10 thoughts on “Weird Times in the Far East, Part 3 (Final)”

  1. For me its more like Huh? than Hmmm. Maybe someone can help a guy out and connect a few of the dots. What do these trends mean in the larger picture? Is Russia on the cusp of collapse? If so, what does Game Theory say about the actions of the elites as it collapses? What will the peripheral nations do? How does the cauldron boiling around Israel affect or is affected by all this? Thanks in advance.

    1. No, I don’t think Russia is on the cusp of collapse. If I did, I would have said so. But Russia is decreasingly able to effectively govern all her territory, and that is likely to be a temptation for China.

      I don’t expect the temptation to play out in an out-and-out military invasion of Siberia. That’s not China’s MO, and it would be stupid. But China can put the squeeze on Russia in other ways, given the vulnerability of Russia’s vast and lightly guarded/populated territory. If China can begin to implement local policies that the central government in Moscow objects to, because there’s not much the “White Russian” core population can do about it, that will shift the balance of power in Asia as surely as the conquest of territory.

      To the question whether China WOULD do such a thing, the answer is, Of course.
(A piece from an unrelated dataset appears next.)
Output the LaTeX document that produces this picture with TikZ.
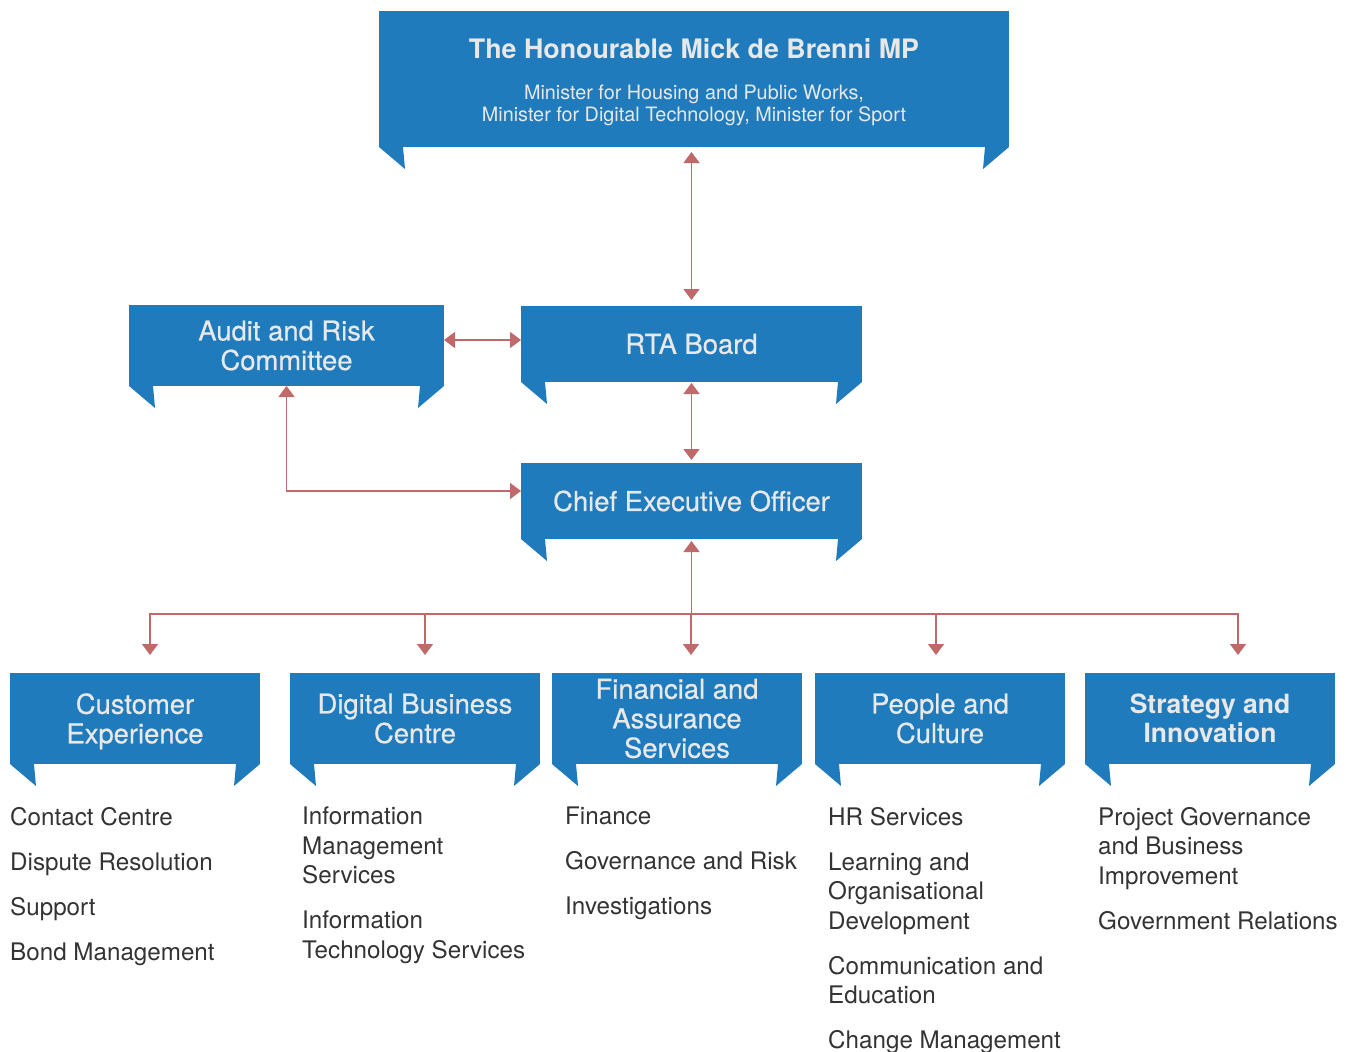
\documentclass[tikz,border=0pt]{standalone}
\usepackage{fontspec}
\setmainfont{TeX Gyre Heros}
\usetikzlibrary{arrows.meta,calc,positioning}
\definecolor{bannerblue}{HTML}{1F7BBC}
\definecolor{linkred}{HTML}{C0696B}
\definecolor{bodygrey}{HTML}{333333}
\definecolor{headgrey}{HTML}{E8E8E8}
\tikzset{
  banner/.style={rectangle, fill=bannerblue, text=headgrey, align=center, inner sep=0pt, outer sep=0pt,
    font=\fontsize{27.4}{29.5}\selectfont\addfontfeature{FakeBold=0.6}},
  topbox/.style={banner, minimum width=630pt, minimum height=136pt, font=\fontsize{19.8}{22}\selectfont},
  sidebox/.style={banner, minimum width=315pt, minimum height=81pt},
  midbox/.style={banner, minimum width=341pt, minimum height=76pt},
  unitbox/.style={banner, minimum width=250pt, minimum height=91pt},
  duties/.style={anchor=north west, align=left, inner sep=0pt, text=bodygrey, font=\fontsize{24.2}{29.5}\selectfont},
  link/.style={draw=linkred, line width=1.5pt},
  both/.style={link, {Triangle[width=16pt,length=11pt]}-{Triangle[width=16pt,length=11pt]}},
  down/.style={link, -{Triangle[width=16pt,length=11pt]}}
}
\newcommand\bannertabs[1]{%
  \fill[bannerblue] (#1.south west) -- ++(26,22) -- ++(-2,-22) -- cycle;
  \fill[bannerblue] (#1.south east) -- ++(-26,22) -- ++(2,-22) -- cycle;}
\newcommand\gap{\\[15.5pt]}
\newcommand\lift[1]{\rule{0pt}{#1}}

\begin{document}
\begin{tikzpicture}[x=1pt,y=-1pt]
\useasboundingbox (0,0) rectangle (1352,1052);

% banners
\node[topbox] (minister) at (694,79) {\lift{26.5pt}{\fontsize{26.8}{30}\selectfont\bfseries The Honourable Mick de Brenni MP}\\[19pt]
  Minister for Housing and Public Works,\\
  Minister for Digital Technology, Minister for Sport};
\node[sidebox] (audit) at (286.5,345.5) {Audit and Risk\\Committee};
\node[midbox] (rta) at (691.5,344) {RTA Board};
\node[midbox] (ceo) at (691.5,501) {Chief Executive Officer};
\node[unitbox] (cx) at (135,718.5) {\lift{26pt}Customer\\Experience};
\node[unitbox] (dbc) at (415,718.5) {Digital Business\\Centre};
\node[unitbox] (fas) at (677,718.5) {Financial and\\Assurance\\Services};
\node[unitbox] (pc) at (940,718.5) {People and\\Culture};
\node[unitbox, font=\fontsize{26.5}{29.5}\selectfont\bfseries] (si) at (1210,718.5) {Strategy and\\Innovation};
\foreach \n in {minister,audit,rta,ceo,cx,dbc,fas,pc,si}
  \bannertabs{\n};

% links between banners
\draw[both, shorten <=5pt, shorten >=6pt] (minister.south -| rta.north) -- (rta.north);
\draw[both] ([yshift=4pt]rta.west -| audit.east) -- ([yshift=4pt]rta.west);
\draw[both, shorten <=1pt, shorten >=3pt] (rta.south) -- (ceo.north);
\draw[both] (audit.south) |- ([yshift=10pt]ceo.west);

% bus to the units
\coordinate (bus) at (691.5,614);
\draw[down, shorten >=2pt] (bus) -- (ceo.south);
\foreach \n/\dx in {cx/15,dbc/10,fas/14,pc/-4,si/28}
  \draw[down] (bus) -| ($(\n.north)+(\dx,-18)$);

% duties under each unit
\node[duties] (cxlist) at (10,807) {Contact Centre\gap Dispute Resolution\gap Support\gap Bond Management};
\node[duties] (dbclist) at (302,807) {Information\\Management\\Services\gap Information\\Technology Services};
\node[duties] (faslist) at (565,807) {Finance\gap Governance and Risk\gap Investigations};
\node[duties] (pclist) at (828,807) {HR Services\gap Learning and\\Organisational\\Development\gap Communication and\\Education\gap Change Management};
\node[duties] (silist) at (1098,807) {Project Governance\\and Business\\Improvement\gap Government Relations};
\end{tikzpicture}
\end{document}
The pretext in virtually every case would be the exploitation of natural resources, which is driving much of China’s global policy right now. Siberia is stuffed with natural resources — like the other areas of Asia, Africa, and Latin America where China has been combining charm offensives with intimidation and arm-twisting.
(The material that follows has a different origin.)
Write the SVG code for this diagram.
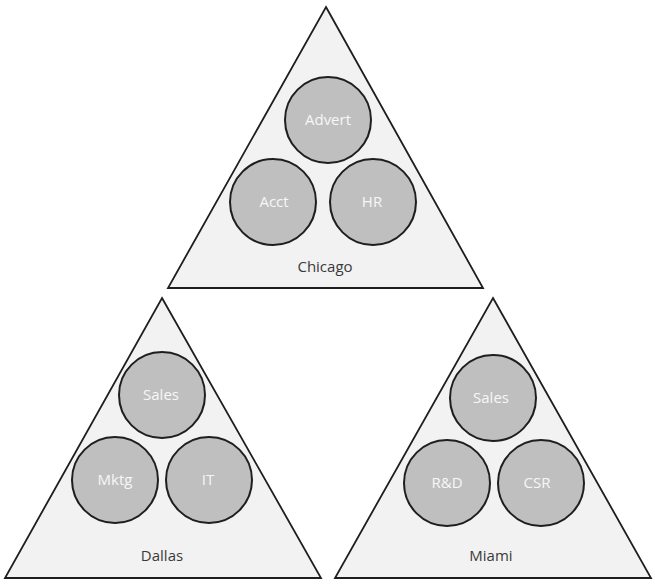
<svg xmlns="http://www.w3.org/2000/svg" width="655" height="585" viewBox="0 0 655 585">
<style>
.tri{fill:#f2f2f2;stroke:#1e1e1e;stroke-width:1.8;stroke-linejoin:miter}
.c{fill:#bfbfbf;stroke:#1e1e1e;stroke-width:2}
.ct{font-family:"Open Sans","Noto Sans",sans-serif;font-size:15px;fill:#f7f7f7;text-anchor:middle}
.lt{font-family:"Open Sans","Noto Sans",sans-serif;font-size:15px;fill:#3a3a3a;text-anchor:middle}
</style>
<rect width="655" height="585" fill="#ffffff"/>
<g id="chicago">
<polygon class="tri" points="326,7 483,288 168,288"/>
<text class="lt" x="325" y="272">Chicago</text>
</g>
<g id="advert"><circle class="c" cx="328" cy="120" r="43"/><text class="ct" x="328" y="125">Advert</text></g>
<g id="acct"><circle class="c" cx="273" cy="202" r="43"/><text class="ct" x="274" y="207">Acct</text></g>
<g id="hr"><circle class="c" cx="373" cy="202" r="43"/><text class="ct" x="372" y="207">HR</text></g>
<g id="dallas">
<polygon class="tri" points="162,298 321,578 5,578"/>
<text class="lt" x="162" y="561">Dallas</text>
</g>
<g id="dallas-sales"><circle class="c" cx="162" cy="395" r="43"/><text class="ct" x="161" y="400">Sales</text></g>
<g id="mktg"><circle class="c" cx="115" cy="480" r="43"/><text class="ct" x="115" y="485">Mktg</text></g>
<g id="it"><circle class="c" cx="209" cy="480" r="43"/><text class="ct" x="208" y="485">IT</text></g>
<g id="miami">
<polygon class="tri" points="493,298 651,578 335,578"/>
<text class="lt" x="491" y="561">Miami</text>
</g>
<g id="miami-sales"><circle class="c" cx="493" cy="398" r="43"/><text class="ct" x="491" y="403">Sales</text></g>
<g id="rd"><circle class="c" cx="447" cy="483" r="43"/><text class="ct" x="447" y="488">R&amp;D</text></g>
<g id="csr"><circle class="c" cx="541" cy="483" r="43"/><text class="ct" x="537" y="488">CSR</text></g>
<g id="connectors"></g>
</svg>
      The hinge of the dynamic will be whether Russia tries to act preemptively, to prevent things from lining up to China’s advantage in Siberia, or accepts being unable to and negotiates the best surrender she can get. Right now, my money is on the former.

      And Russia and China don’t operate in a vacuum. The great strategic temptation represented by a poorly defended Siberia is not something only China will recognize. The problem in the region is that neither Russia nor Japan has a young, dynamic, outward-pushing population. India, for all its economic energy, is inward-looking and steeped in tradition. Korea is vibrant but divided, and in any case too small compared to either China or Japan. The Central Asian tribal peoples are poorly organized and not that numerous to begin with.

      So if you were to take a very crude perspective, the question would be whether the effective owner and exploiter of Siberia in this century will be China, Russia, or some combination of Westerners — the historical explorer peoples — who contract with Russia to get the region organized.

      Right now, I think most people would bet on China. I’m not so sure. But we’ll see. However things go, the huge imbalance of power and organization in northeast Asia is a major destabilizer.

  2. Russia isn’t collapsing, it’s still in a prolonged decline. It’s also quite effectively hemmed by Europe and China and is going to be spending the next couple of decades trying to retain some sway over the former Soviet possessions in Central Asia.

  3. What China-Pakistan nexus???

    Pakistan isn’t anybody’s idea of a desirable ally. They might be sucking up to China because the Chinese represent about the only possible replacement for US aid, but China isn’t all that eager. Pakistan may try to sell the Chinese that they can help them with controlling the Islamic militants that are working against China (and train ing in Pakistan, but the Chinese have had plenty of time to note Pakistan’s obvious lack of sincerity and effectiveness.

  4. It’s a nasty brutish place, read Ghelfi, ‘the Burning Lake’ for the fictional tableau,
    or Maier’s ‘Black Earth’ for the real view. Historically that area has been a flashpoint.